Di sela-sela penyampaiannya, Gus Baha’ sering menggunakan gaya bahasa  sederhana seperti, “ini perlu saya sampaikan”, “pada kalimat ini tolong diperhatikan”. Kalimat ini bertujuan untuk membangkitkan semangat dari para jama’ah supaya benar-benar memperhatikan apa yang beliau sampaikan. Selain itu, beliau juga menggunakan gaya bahasa yang diarahkan untuk menimbulkan suasana tenang dan damai. Dengan demikian ada bebarapa gaya bahasa yang digunakan beliau dalam mengajarkan tafsir jalalain, ada yang tegas dan ada yang lembut. Beliau memposisikan sesuai dengan keadaan pada waktu pengajaran. 

Baca Juga  Mengenal Muhammad Syahrur dan Teori Hermeneutikanya

Setiap ulama dan tokoh memiliki ciri masing-masing dalam penyampaian tafsirnya, begitupun dengan Gus Baha’. Dengan penyampaian sederhana namun mengandung banyak makna, beliau menjelaskan penafsiran dengan diiringi nilai-nilai tasawuf di dalamnya.
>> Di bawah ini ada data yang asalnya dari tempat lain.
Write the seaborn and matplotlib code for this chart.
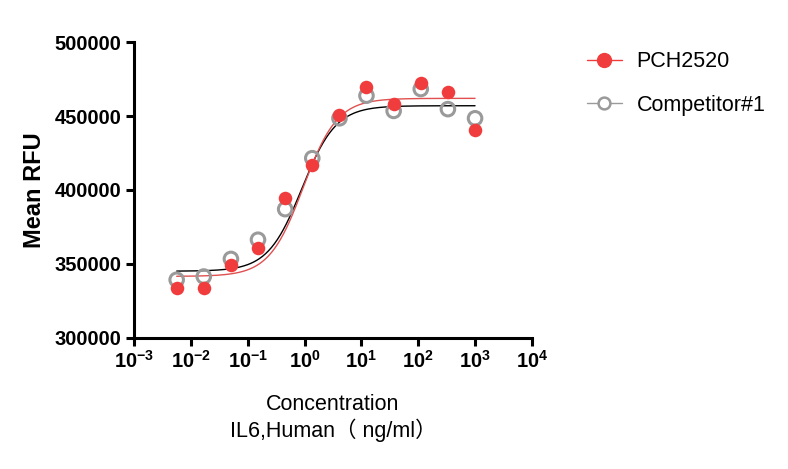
import numpy as np
import pandas as pd
import matplotlib
matplotlib.use('Agg')
import matplotlib.pyplot as plt
import seaborn as sns
from matplotlib.lines import Line2D

sns.set_style('white')
plt.rcParams['font.family'] = ['Liberation Sans', 'Noto Sans CJK SC', 'DejaVu Sans']
plt.rcParams['mathtext.fontset'] = 'custom'
plt.rcParams['mathtext.rm'] = 'Liberation Sans'
plt.rcParams['mathtext.bf'] = 'Liberation Sans:bold'
for k in ['text.color', 'axes.labelcolor', 'xtick.color', 'ytick.color']:
    plt.rcParams[k] = 'black'

# 3-fold dilution series, ng/ml
conc = [0.00564, 0.0169, 0.0508, 0.152, 0.457, 1.37, 4.12, 12.3, 37.0, 111.0, 333.0, 1000.0]
pch2520 = [333500, 333500, 349500, 360800, 394500, 417000, 450500, 469500, 458000, 472500, 466000, 440500]
competitor = [339200, 341400, 353300, 366300, 387000, 421500, 448500, 463800, 453500, 468300, 454700, 448500]

# 4PL fit parameters: bottom, top, EC50, hill
fit_pch = (341500, 462000, 0.95, 1.45)
fit_comp = (345000, 457000, 0.90, 1.45)

xticks = [1e-3, 1e-2, 1e-1, 1e0, 1e1, 1e2, 1e3, 1e4]
xtick_labels = [r'$\mathbf{10^{-3}}$', r'$\mathbf{10^{-2}}$', r'$\mathbf{10^{-1}}$', r'$\mathbf{10^{0}}$',
                r'$\mathbf{10^{1}}$', r'$\mathbf{10^{2}}$', r'$\mathbf{10^{3}}$', r'$\mathbf{10^{4}}$']
yticks = [300000, 350000, 400000, 450000, 500000]


def four_pl(x, p):
    b, t, ec, h = p
    return b + (t - b) / (1 + (ec / x) ** h)


pts = pd.DataFrame({
    'conc': conc * 2,
    'rfu': pch2520 + competitor,
    'group': ['PCH2520'] * len(conc) + ['Competitor#1'] * len(conc),
})
xs = np.logspace(np.log10(conc[0]), np.log10(conc[-1]), 300)
fit = pd.DataFrame({
    'conc': np.concatenate([xs, xs]),
    'rfu': np.concatenate([four_pl(xs, fit_comp), four_pl(xs, fit_pch)]),
    'group': ['Competitor#1'] * len(xs) + ['PCH2520'] * len(xs),
})

red = '#f03c3c'
gray = '#9a9a9a'

fig = plt.figure(figsize=(7.88, 4.69), dpi=100)
ax = fig.add_axes([0.170, 0.280, 0.505, 0.630])

sns.lineplot(data=fit, x='conc', y='rfu', hue='group',
             palette={'Competitor#1': 'black', 'PCH2520': '#e05050'},
             linewidth=1.0, legend=False, ax=ax, zorder=2)
comp = pts[pts.group == 'Competitor#1']
sns.scatterplot(data=comp, x='conc', y='rfu', marker='o', s=95,
                facecolor='none', edgecolor=gray, linewidth=2.2, legend=False, ax=ax, zorder=3)
pch = pts[pts.group == 'PCH2520']
sns.scatterplot(data=pch, x='conc', y='rfu', marker='o', s=95,
                color=red, edgecolor=red, linewidth=0, legend=False, ax=ax, zorder=4)

ax.set_xscale('log')
ax.set_xlim(1e-3, 1e4)
ax.set_ylim(300000, 500000)
ax.set_xticks(xticks)
ax.set_xticklabels(xtick_labels)
ax.minorticks_off()
ax.set_yticks(yticks)
ax.set_yticklabels([str(v) for v in yticks], fontweight='bold')
ax.tick_params(axis='both', labelsize=14.5, width=2.2, length=6, direction='out',
               bottom=True, left=True, pad=3)

for side in ['top', 'right']:
    ax.spines[side].set_visible(False)
for side in ['left', 'bottom']:
    ax.spines[side].set_linewidth(2.2)
    ax.spines[side].set_color('black')

ax.set_ylabel('Mean RFU', fontsize=17, fontweight='bold', labelpad=6)
ax.set_xlabel('Concentration\nIL6,Human\uff08 ng/ml\uff09', fontsize=15.5, labelpad=16,
              linespacing=1.15)

handles = [
    Line2D([], [], color=red, marker='o', markersize=10, linewidth=1.0,
           markerfacecolor=red, markeredgecolor=red),
    Line2D([], [], color=gray, marker='o', markersize=8.5, linewidth=1.0,
           markerfacecolor='white', markeredgecolor=gray, markeredgewidth=1.8),
]
ax.legend(handles, ['PCH2520', 'Competitor#1'], loc='upper left',
          bbox_to_anchor=(1.09, 1.035), frameon=False, fontsize=15.5,
          handlelength=1.6, handletextpad=0.7, labelspacing=1.05)

fig.savefig('out.png', dpi=100)
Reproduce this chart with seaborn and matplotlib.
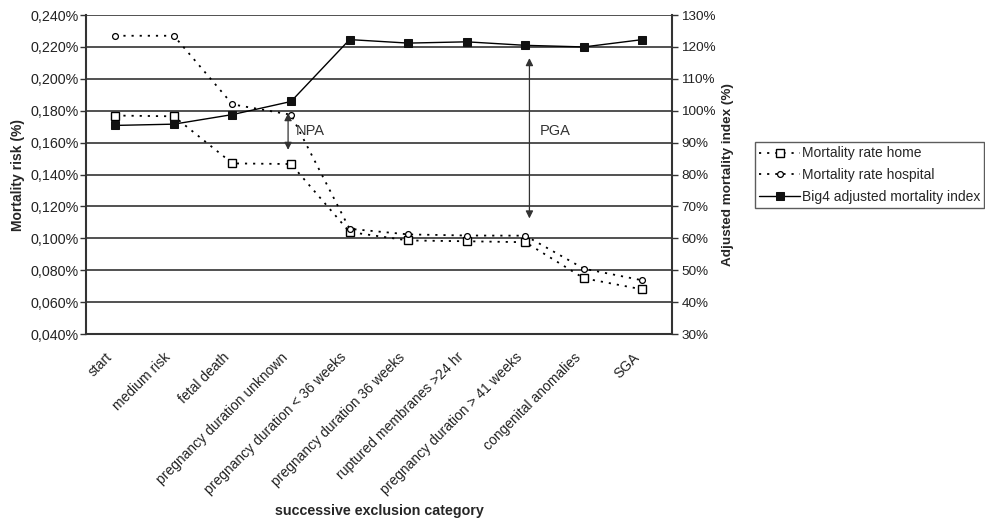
import numpy as np
import pandas as pd
import seaborn as sns
import matplotlib.pyplot as plt
import matplotlib.transforms as mtransforms
from matplotlib.ticker import FuncFormatter

categories = [
    "start",
    "medium risk",
    "fetal death",
    "pregnancy duration unknown",
    "pregnancy duration < 36 weeks",
    "pregnancy duration 36 weeks",
    "ruptured membranes >24 hr",
    "pregnancy duration > 41 weeks",
    "congenital anomalies",
    "SGA",
]
# mortality risk in %
rate_home = [0.177, 0.1765, 0.147, 0.1466, 0.104, 0.0987, 0.0982, 0.0976, 0.0750, 0.0680]
rate_hospital = [0.227, 0.227, 0.1840, 0.1775, 0.1060, 0.1025, 0.1018, 0.1017, 0.0810, 0.0737]
# adjusted mortality index in %
big4_index = [95.4, 95.8, 98.8, 102.9, 122.3, 121.2, 121.6, 120.5, 120.0, 122.3]

sns.set_style("white")
plt.rcParams["font.family"] = ["Liberation Sans", "DejaVu Sans"]
plt.rcParams["font.size"] = 10

df = pd.DataFrame({
    "pos": np.arange(len(categories)),
    "home": rate_home,
    "hospital": rate_hospital,
    "big4": big4_index,
})

fig, ax = plt.subplots(figsize=(9.85, 5.18), dpi=100)
fig.subplots_adjust(left=0.0873, right=0.682, top=0.971, bottom=0.355)
ax2 = ax.twinx()

ax.set_axisbelow(True)
ax.yaxis.grid(True, color="#222222", linewidth=1.1)

dots = (0, (1.2, 3.3))
sns.lineplot(data=df, x="pos", y="home", ax=ax, color="black", linestyle=dots,
             linewidth=1.3, marker="s", markersize=5.5, markerfacecolor="white",
             markeredgecolor="black", markeredgewidth=1.0, label="Mortality rate home",
             legend=False, sort=False)
sns.lineplot(data=df, x="pos", y="hospital", ax=ax, color="black", linestyle=dots,
             linewidth=1.3, marker="o", markersize=4.2, markerfacecolor="white",
             markeredgecolor="black", markeredgewidth=0.9, label="Mortality rate hospital",
             legend=False, sort=False)
sns.lineplot(data=df, x="pos", y="big4", ax=ax2, color="black", linestyle="-",
             linewidth=1.0, marker="s", markersize=6, markerfacecolor="#111111",
             markeredgecolor="#111111", label="Big4 adjusted mortality index",
             legend=False, sort=False)

ax.set_ylim(0.04, 0.24)
ax.set_yticks(np.arange(0.04, 0.2401, 0.02))
ax.yaxis.set_major_formatter(FuncFormatter(lambda v, p: f"{v:.3f}%".replace(".", ",")))
ax2.set_ylim(30, 130)
ax2.set_yticks(np.arange(30, 131, 10))
ax2.yaxis.set_major_formatter(FuncFormatter(lambda v, p: f"{v:.0f}%"))

ax.set_xlim(-0.5, len(categories) - 0.5)
ax.set_xticks(df["pos"])
ax.set_xticklabels(categories, rotation=45, ha="right", rotation_mode="anchor")

for a in (ax, ax2):
    for side in ["left", "right", "bottom", "top"]:
        a.spines[side].set_visible(False)
ax.spines["left"].set_visible(True)
ax.spines["bottom"].set_visible(True)
ax2.spines["right"].set_visible(True)
for sp in [ax.spines["left"], ax.spines["bottom"], ax2.spines["right"]]:
    sp.set_color("#333333")
    sp.set_linewidth(1.5)

ax.tick_params(axis="y", which="both", left=True, length=4, width=1, color="#333333",
               labelsize=10.3, labelcolor="#222222", pad=1)
ax.tick_params(axis="x", bottom=False, labelsize=10, labelcolor="#222222", pad=8)
ax2.tick_params(axis="y", right=True, length=4, width=1, color="#333333",
                labelsize=9.7, labelcolor="#222222", pad=3)

ax.set_xlabel("successive exclusion category", fontweight="bold", fontsize=10.3, labelpad=5)
ax.set_ylabel("Mortality risk (%)", fontweight="bold", fontsize=10, labelpad=4)
ax2.set_ylabel("Adjusted mortality index (%)", fontweight="bold", fontsize=9.7, labelpad=4)

# gap annotations
arrow = dict(arrowstyle="<|-|>", color="#333333", lw=0.9, mutation_scale=11,
             shrinkA=0, shrinkB=0)
ax.annotate("", xy=(2.95, 0.1555), xytext=(2.95, 0.1785), arrowprops=arrow)
ax.text(3.08, 0.167, "NPA", fontsize=10.5, color="#333333", va="center")
ax.annotate("", xy=(7.07, 0.1125), xytext=(7.07, 0.2130), arrowprops=arrow)
ax.text(7.25, 0.167, "PGA", fontsize=10.5, color="#333333", va="center")

handles = ax.get_lines()[:2] + ax2.get_lines()[:1]
labels = ["Mortality rate home", "Mortality rate hospital", "Big4 adjusted mortality index"]
leg = fig.legend(handles, labels, loc="center left", bbox_to_anchor=(0.766, 0.662),
                 frameon=True, fancybox=False, edgecolor="#333333", fontsize=10,
                 handlelength=3.0, handletextpad=0.1, borderpad=0.3, labelspacing=0.55,
                 borderaxespad=0)
leg.get_frame().set_linewidth(1.0)

# nudge the slanted category labels left, like the original
fig.canvas.draw()
shift = mtransforms.ScaledTranslation(-10 / 100, 0, fig.dpi_scale_trans)
for lbl in ax.xaxis.get_majorticklabels():
    lbl.set_transform(lbl.get_transform() + shift)

fig.savefig("out.png", dpi=100)
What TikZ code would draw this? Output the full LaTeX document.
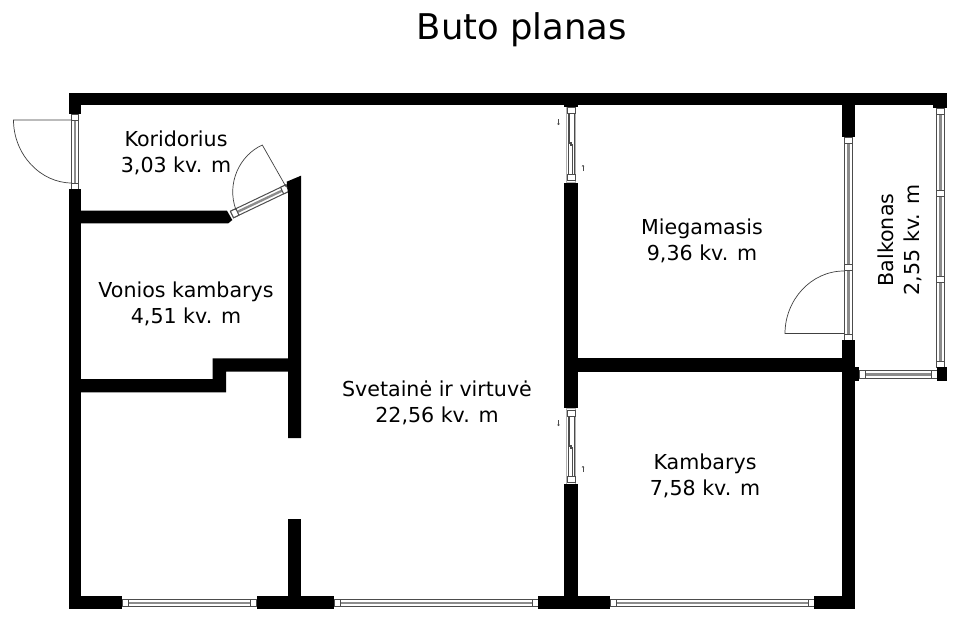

Banyak kisah-kisah dari para sufi beliau ceritakan untuk meningkatkan taqwa dari jama’ah dan untuk memperindah penyampaian. Bisa disimpulkan bahwa karakteristik penafsiran Gus Baha’ adalah tafsir sufi. Memang beliau hanya menjelaskan dari penafsiran Imam al-Mahalli dan al-Suyuthi, namun di lain sisi ada penyampaian terkait tasawuf untuk lebih memperjelas ayat al-Qur’an yang disampaikan.

Dalam pengajarannya beliau menggunakan cara yang sesuai dengan jamaah agar mudah diterima. Dari cara pengajarannya, Gus Baha’ membacakan ayat per ayat. Kemudian membacakan artinya dan menjelaskan kandungan maknanya yang juga disertai berbagai kisah menarik. Candaan yang dimasukkan dalam penyampian membuat apa yang disampaikan terasa ringan dan mudah diterima.